Oborne invokes the dubious “responsibility to protect” standard that retroactively justified the intervention in Kosovo to stop (non-existent) genocide, but beyond compromising the principle of state sovereignty it asserts a new sort of sovereignty of the protector over those whom he protects.
It's the 'non-existent' that got me. Take a historical example, say the Rwandan genocide of 1994, and the subsequent refugee crises. Stipulate that this was a morally undesirable event, and the sort about which we should be concerned. Stipulate further than the recent history of the area was known, including the rise of the Hutu Power movement and the official propaganda directed against Tutsis, as well as the history of violence against the Tutsi. If aware of this, as General Dallaire was, and in the position to stop it, what would be the best time to do so? Certainly somewhere before 800,000 are killed. How much sooner? It's not straining credulity too much to say that if it could be stopped even before it started, that would be ideal; but the sooner the better.
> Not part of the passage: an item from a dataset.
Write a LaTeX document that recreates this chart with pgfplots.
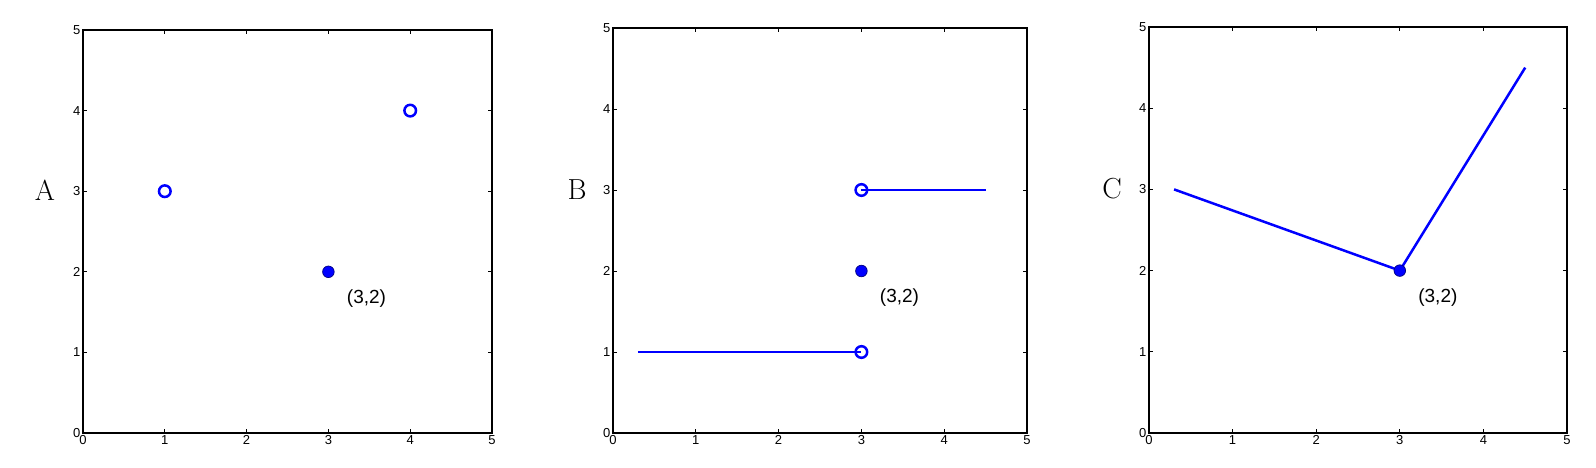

What exactly does that world look like? If the genocide had been stopped at 500 or 5000, no doubt Hutu Power could claim that there never was any intention for widespread violence (in much the same way that no one took responsibility for committing the genocide after it happened, despite the level of organization needed to make it occur, the testimony of eyewitnesses, etc). In a world where the responsibility to protect is taken seriously, and used every time needed, there would be few, or no, genocides, but that would not constitute evidence the standard wasn't useful.